A double-stranded break may be repaired by non-homologous end joining. The chromosome is "glued" back together, usually with a small mutation at the break site.
Diagram based on similar diagram in Alberts et al.10
In homologous recombination, information from the homologous chromosome that matches the damaged one (or from a sister chromatid, if the DNA has been copied) is used to repair the break. In this process, the two homologous chromosomes come together, and the undamaged region of the homologue or chromatid is used as a template to replace the damaged region of the broken chromosome. Homologous recombination is “cleaner” than non-homologous end joining and does not usually cause mutations11.

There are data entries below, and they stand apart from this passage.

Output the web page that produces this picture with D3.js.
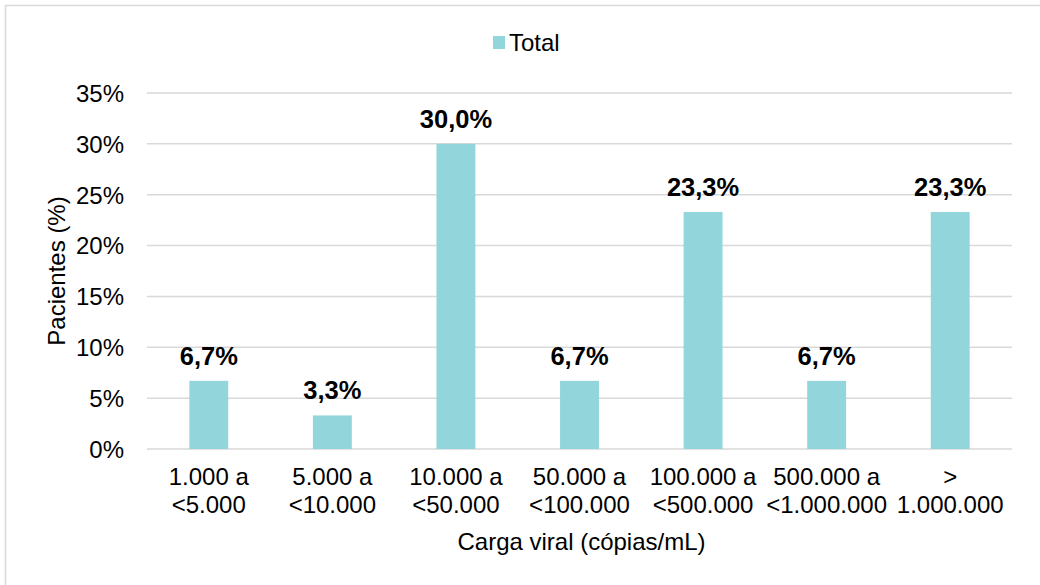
<!DOCTYPE html>
<html>
<head>
<meta charset="utf-8">
<script src="https://cdn.jsdelivr.net/npm/d3@7/dist/d3.min.js"></script>
<style>
  html, body { margin: 0; padding: 0; background: #fff; }
  svg { display: block; font-family: "Liberation Sans", Arial, sans-serif; }
</style>
</head>
<body>
<svg id="chart" width="1040" height="585"></svg>
<script>
// Viral load ranges (two-line labels) and share of patients in each
const categories = [
  ["1.000 a", "<5.000"],
  ["5.000 a", "<10.000"],
  ["10.000 a", "<50.000"],
  ["50.000 a", "<100.000"],
  ["100.000 a", "<500.000"],
  ["500.000 a", "<1.000.000"],
  [">", "1.000.000"]
];
const totalValues = [6.7, 3.3, 30.0, 6.7, 23.3, 6.7, 23.3];
const yTicks = [0, 5, 10, 15, 20, 25, 30, 35];
const seriesName = "Total";

const svg = d3.select("#chart");
const W = 1040, H = 585;
const plot = { left: 147, right: 1012, top: 93, bottom: 449 };
const barColor = "#92d6dc";
const gridColor = "#d9d9d9";
const fontSize = 24;
const labelSize = 25.5;

// Frame around the chart
svg.append("rect")
  .attr("x", 5.5).attr("y", 5.5)
  .attr("width", W + 10).attr("height", H + 10)
  .attr("fill", "#fff").attr("stroke", gridColor).attr("stroke-width", 1.5);

const x = d3.scaleBand()
  .domain(categories.map((d, i) => i))
  .range([plot.left, plot.right])
  .paddingInner(0.685).paddingOuter(0.3425);

const y = d3.scaleLinear().domain([0, 35]).range([plot.bottom, plot.top]);

// Horizontal gridlines
svg.append("g").selectAll("line").data(yTicks).join("line")
  .attr("x1", plot.left).attr("x2", plot.right)
  .attr("y1", d => y(d)).attr("y2", d => y(d))
  .attr("stroke", gridColor).attr("stroke-width", 1.5);

// Y axis labels
const yAxis = d3.axisLeft(y).tickValues(yTicks).tickFormat(d => d + "%").tickSize(0).tickPadding(0);
const yg = svg.append("g").attr("transform", `translate(${plot.left - 23},0)`).call(yAxis);
yg.select(".domain").remove();
yg.selectAll("text")
  .attr("font-size", fontSize).attr("fill", "#000")
  .attr("font-family", "'Liberation Sans', Arial, sans-serif")
  .attr("dy", "0.35em");

// Bars
svg.append("g").selectAll("rect").data(totalValues).join("rect")
  .attr("x", (d, i) => x(i))
  .attr("width", x.bandwidth())
  .attr("y", d => y(d))
  .attr("height", d => y(0) - y(d))
  .attr("fill", barColor);

// Value labels
svg.append("g").selectAll("text").data(totalValues).join("text")
  .attr("x", (d, i) => x(i) + x.bandwidth() / 2)
  .attr("y", d => y(d) - 16)
  .attr("text-anchor", "middle")
  .attr("font-size", labelSize).attr("font-weight", "bold").attr("fill", "#000")
  .text(d => d.toFixed(1).replace(".", ",") + "%");

// X axis category labels (two lines each)
const xl = svg.append("g").selectAll("text").data(categories).join("text")
  .attr("x", (d, i) => x(i) + x.bandwidth() / 2)
  .attr("y", 485)
  .attr("text-anchor", "middle")
  .attr("font-size", fontSize).attr("fill", "#000");
xl.each(function(d) {
  const t = d3.select(this);
  const cx = t.attr("x");
  d.forEach((line, k) => {
    t.append("tspan").attr("x", cx).attr("dy", k === 0 ? 0 : 28).text(line);
  });
});

// Axis titles
svg.append("text")
  .attr("x", (plot.left + plot.right) / 2 + 2).attr("y", 550)
  .attr("text-anchor", "middle").attr("font-size", fontSize).attr("fill", "#000")
  .text("Carga viral (cópias/mL)");

svg.append("text")
  .attr("transform", `translate(65,${(plot.top + plot.bottom) / 2}) rotate(-90)`)
  .attr("text-anchor", "middle").attr("font-size", fontSize).attr("fill", "#000")
  .text("Pacientes (%)");

// Legend
const lg = svg.append("g").attr("transform", "translate(493,36)");
lg.append("rect").attr("width", 12).attr("height", 13).attr("fill", barColor);
lg.append("text").attr("x", 16).attr("y", 14.5)
  .attr("font-size", fontSize).attr("fill", "#000").text(seriesName);
</script>
</body>
</html>
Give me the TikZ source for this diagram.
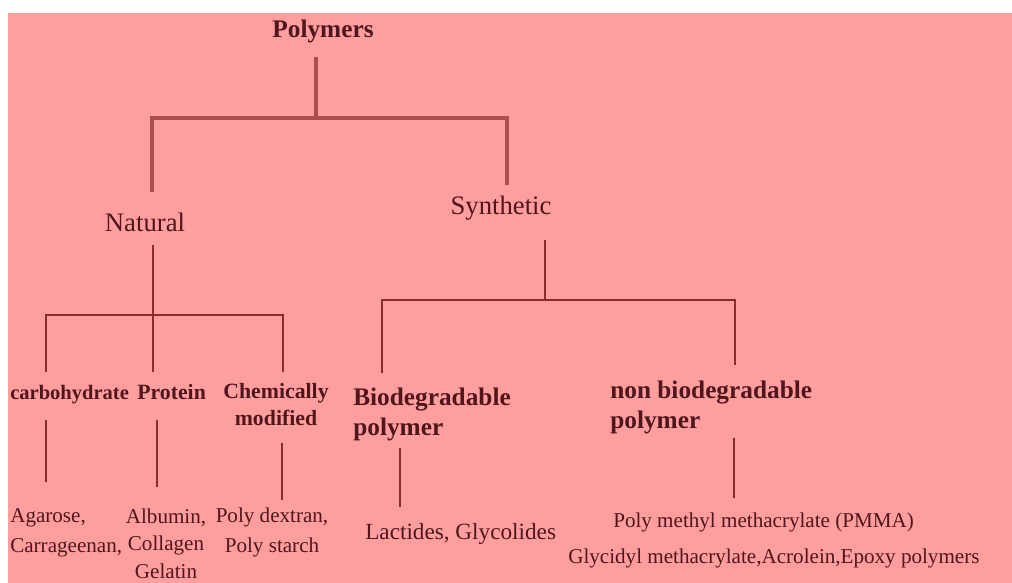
\documentclass[tikz,border=0pt]{standalone}
\usepackage{fontspec}
\setmainfont{Liberation Serif}
\definecolor{paper}{RGB}{255,158,158}
\definecolor{ink}{RGB}{80,22,28}
\definecolor{wire}{RGB}{170,78,80}
\definecolor{wiredark}{RGB}{135,45,48}
\tikzset{
  rootlabel/.style={font=\fontsize{18}{21}\selectfont\bfseries, text=ink, inner sep=0pt},
  kindlabel/.style={font=\fontsize{19}{22}\selectfont, text=ink, inner sep=0pt},
  grouplabel/.style={font=\fontsize{15.5}{19.2}\selectfont\bfseries, text=ink, inner sep=0pt},
  biglabel/.style={font=\fontsize{18}{21.3}\selectfont\bfseries, text=ink, inner sep=0pt, align=left},
  examplelabel/.style={font=\fontsize{15}{21.3}\selectfont, text=ink, inner sep=0pt},
  trunk/.style={draw=wire, line width=2.8pt},
  twig/.style={draw=wiredark, line width=1.6pt}
}

\begin{document}
\begin{tikzpicture}[x=0.025cm, y=-0.025cm]
      \useasboundingbox (0,0) rectangle (1012,583);
      \fill[paper] (8,13) rectangle (1012,583);

      % top level
      \node[rootlabel, anchor=base] (poly) at (323,38) {Polymers};
      \node[kindlabel, anchor=base] (natural) at (145,232) {Natural};
      \node[kindlabel, anchor=base] (synthetic) at (501,215) {Synthetic};

      % natural groups (base = last line)
      \node[grouplabel, anchor=base west, font=\fontsize{14.6}{18}\selectfont\bfseries] (carb) at (10,399) {carbohydrate};
      \node[grouplabel, anchor=base west] (protein) at (137,399) {Protein};
      \node[grouplabel, anchor=base, align=center] (chem) at (276,425) {Chemically\\modified};

      % synthetic groups
      \node[biglabel, anchor=base west] (bio) at (353,435) {Biodegradable\\polymer};
      \node[biglabel, anchor=base west] (nonbio) at (610,428) {non biodegradable\\polymer};

      % examples
      \node[examplelabel, anchor=base west, align=left] (carbex) at (10,552) {Agarose,\\Carrageenan,};
      \node[examplelabel, anchor=base, align=center, font=\fontsize{15}{19.3}\selectfont] (protex) at (166,578) {Albumin,\\Collagen\\Gelatin};
      \node[examplelabel, anchor=base, align=center] (chemex) at (272,552) {Poly dextran,\\Poly starch};
      \node[examplelabel, anchor=base west, font=\fontsize{16.5}{20}\selectfont] (bioex) at (365,539) {Lactides, Glycolides};
      \node[examplelabel, anchor=base west] (pmma) at (613,527) {Poly methyl methacrylate (PMMA)};
      \node[examplelabel, anchor=base west] (glyc) at (568,563) {Glycidyl methacrylate,Acrolein,Epoxy polymers};

      % connector ends
      \coordinate (polyfoot) at (316,57);
      \coordinate (polyknot) at (316,118);
      \coordinate (naturalhead) at (152,192);
      \coordinate (synthetichead) at (507,185);
      \coordinate (naturalfoot) at (153,245);
      \coordinate (naturalknot) at (153,315);
      \coordinate (carbhead) at (46,372);
      \coordinate (proteinhead) at (153,372);
      \coordinate (chemhead) at (283,372);
      \coordinate (syntheticfoot) at (545,240);
      \coordinate (syntheticknot) at (545,300);
      \coordinate (biohead) at (382,373);
      \coordinate (nonbiohead) at (735,365);
      \coordinate (carbfoot) at (46,420);
      \coordinate (carbexhead) at (46,482);
      \coordinate (proteinfoot) at (157,420);
      \coordinate (protexhead) at (157,487);
      \coordinate (chemfoot) at (282,443);
      \coordinate (chemexhead) at (282,500);
      \coordinate (biofoot) at (400,448);
      \coordinate (bioexhead) at (400,507);
      \coordinate (nonbiofoot) at (734,438);
      \coordinate (pmmahead) at (734,498);

      % tree lines
      \draw[trunk] (polyfoot) -- (polyknot);
      \draw[trunk] (naturalhead) |- (polyknot) -| (synthetichead);
      \draw[twig] (naturalfoot) -- (proteinhead);
      \draw[twig] (carbhead) |- (naturalknot) -| (chemhead);
      \draw[twig] (syntheticfoot) -- (syntheticknot);
      \draw[twig] (biohead) |- (syntheticknot) -| (nonbiohead);
      \draw[twig] (carbfoot) -- (carbexhead);
      \draw[twig] (proteinfoot) -- (protexhead);
      \draw[twig] (chemfoot) -- (chemexhead);
      \draw[twig] (biofoot) -- (bioexhead);
      \draw[twig] (nonbiofoot) -- (pmmahead);

      % white margins
      \fill[white] (0,0) rectangle (8,583);
      \fill[white] (0,0) rectangle (1012,13);
    \end{tikzpicture}
\end{document}
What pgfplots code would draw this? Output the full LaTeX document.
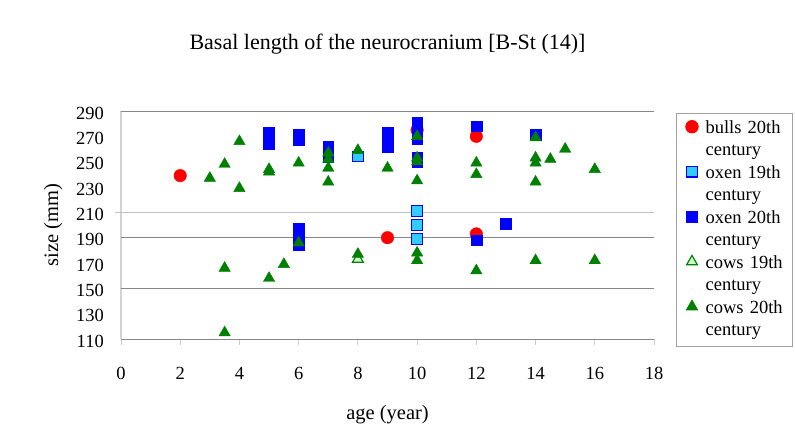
\documentclass[border=0pt]{standalone}
\usepackage{fontspec}
\setmainfont{Liberation Serif}
\usepackage{pgfplots}
\pgfplotsset{compat=1.18}
\definecolor{cowgreen}{RGB}{0,128,0}
\definecolor{lightgreen}{RGB}{204,255,204}
\definecolor{oxcyan}{RGB}{51,204,255}
\definecolor{oxblue}{RGB}{0,0,255}
\definecolor{gridgray}{RGB}{134,134,134}
\definecolor{lightgrid}{RGB}{192,192,192}
\definecolor{axisgray}{RGB}{210,210,210}
\definecolor{tickgray}{RGB}{205,205,205}
\definecolor{legendgray}{RGB}{160,160,160}
\begin{document}
\begin{tikzpicture}
\useasboundingbox (-121bp,-100bp) rectangle (674bp,339bp);
\begin{axis}[
  at={(0,0)}, anchor=south west,
  scale only axis, width=533bp, height=228bp,
  xmin=0, xmax=18, ymin=110, ymax=290,
  xtick={0,2,...,18}, ytick={110,130,...,290},
  axis x line*=bottom, axis y line*=left,
  x axis line style={draw=gridgray, line width=0.8bp},
  y axis line style={draw=axisgray, line width=1.5bp},
  tick align=outside, major tick length=6bp,
  xtick style={draw=tickgray, line width=0.8bp},
  ytick style={draw=none},
  extra y ticks={110,150,190,290},
  extra y tick labels={},
  extra y tick style={grid=major, major grid style={draw=gridgray, line width=0.8bp}, tick style={draw=gridgray, line width=0.8bp}},
  tick label style={font=\fontsize{18.5bp}{22bp}\selectfont},
  /pgf/number format/assume math mode=true,
  xticklabel style={anchor=base, yshift=-34.5bp},
  yticklabel style={anchor=east, inner sep=0pt, xshift=-11bp, yshift=-2bp},
  title={Basal length of the neurocranium [B-St (14)]},
  title style={at={(axis description cs:0.5,1.2456)}, anchor=base, font=\fontsize{22bp}{26bp}\selectfont},
  xlabel={age (year)},
  xlabel style={at={(axis description cs:0.5,-0.3509)}, anchor=base, font=\fontsize{20.5bp}{24bp}\selectfont},
  ylabel={size (mm)},
  ylabel style={at={(axis description cs:-0.1182,0.5)}, rotate=0, anchor=base, font=\fontsize{20.5bp}{24bp}\selectfont},
  legend style={at={(axis description cs:1.0413,0.991)}, anchor=north west, draw=legendgray, line width=0.8bp,
    inner xsep=9.3bp, inner ysep=4bp, column sep=7.3bp, row sep=0pt,
    nodes={inner sep=0pt, text height=15.75bp, text depth=6.75bp, text width=77.5bp, align=left}, cells={anchor=base west},
    font=\fontsize{18.5bp}{22.5bp}\selectfont},
  legend image code/.code={\draw[#1] plot coordinates {(0,6.5bp)};},
  clip=false,
]
\draw[lightgrid, line width=0.8bp] (axis cs:0,210) -- (axis cs:18,210);
\draw[lightgrid, line width=0.8bp] ([xshift=-6bp]axis cs:0,210) -- (axis cs:0,210);

\addplot[only marks, mark=*, mark size=6.3pt, mark options={fill=red, draw=red}]
  coordinates {(2,239) (9,190) (10,275) (12,270) (12,193)};
\addlegendentry{bulls 20th}
\addlegendimage{empty legend}
\addlegendentry{century}

\addplot[only marks, mark=square*, mark size=5.3pt, mark options={fill=oxcyan, draw=oxblue, line width=1.2bp}]
  coordinates {(6,186) (8,254) (10,211) (10,200) (10,189)};
\addlegendentry{oxen 19th}
\addlegendimage{empty legend}
\addlegendentry{century}

\addplot[only marks, mark=square*, mark size=5.4pt, mark options={fill=oxblue, draw=oxblue}]
  coordinates {(5,273) (5,268) (5,264) (6,271) (6,267) (6,197) (6,192) (6,184)
    (7,262) (7,254) (9,273) (9,267) (9,262) (10,281) (10,276) (10,268)
    (10,253) (10,250) (12,278) (12,188) (13,201) (14,271)};
\addlegendentry{oxen 20th}
\addlegendimage{empty legend}
\addlegendentry{century}

\addplot[only marks, mark=triangle*, mark size=6.3pt, mark options={fill=lightgreen, draw=cowgreen, line width=1.2bp}]
  coordinates {(8,173)};
\addlegendentry{cows 19th}
\addlegendimage{empty legend}
\addlegendentry{century}

\addplot[only marks, mark=triangle*, mark size=6.6pt, mark options={fill=cowgreen, draw=cowgreen}]
  coordinates {(3,237) (3.5,248) (3.5,166) (3.5,115) (4,266) (4,229)
    (5,244) (5,242) (5,158) (5.5,169) (6,249) (6,186) (7,257) (7,252)
    (7,245) (7,234) (8,259) (8,177) (9,245) (10,270) (10,253) (10,250)
    (10,235) (10,178) (10,172) (12,249) (12,240) (12,164) (14,269)
    (14,253) (14,249) (14,234) (14,172) (14.5,252) (15,260) (16,244) (16,172)};
\addlegendentry{cows 20th}
\addlegendimage{empty legend}
\addlegendentry{century}
\end{axis}
\end{tikzpicture}
\end{document}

The double-stranded break may be repaired by homologous recombination. The broken chromosome pairs up with its homologue. The damaged region is replaced via recombination, using sequences copied from the homologue.
Diagram based on similar diagram in Alberts et al.10

DNA proofreading and repair in human disease

Evidence for the importance of proofreading and repair mechanisms comes from human genetic disorders. In many cases, mutations in genes that encode proofreading and repair proteins are associated with heredity cancers (cancers that run in families). For example:
  • Hereditary nonpolyposis colorectal cancer (also called Lynch syndrome) is caused by mutations in genes encoding certain mismatch repair proteins12,13. Since mismatched bases are not repaired in the cells of people with this syndrome, mutations accumulate much more rapidly than in the cells of an unaffected person. This can lead to the development of tumors in the colon.
  • People with xeroderma pigmentosum are extremely sensitive to UV light. This condition is caused by mutations affecting the nucleotide excision repair pathway. When this pathway doesn't work, thymine dimers and other forms of UV damage can't be repaired. People with xeroderma pigmentosum develop severe sunburns from just a few minutes in the sun, and about half will get skin cancer by the age of 10 unless they avoid the sun14.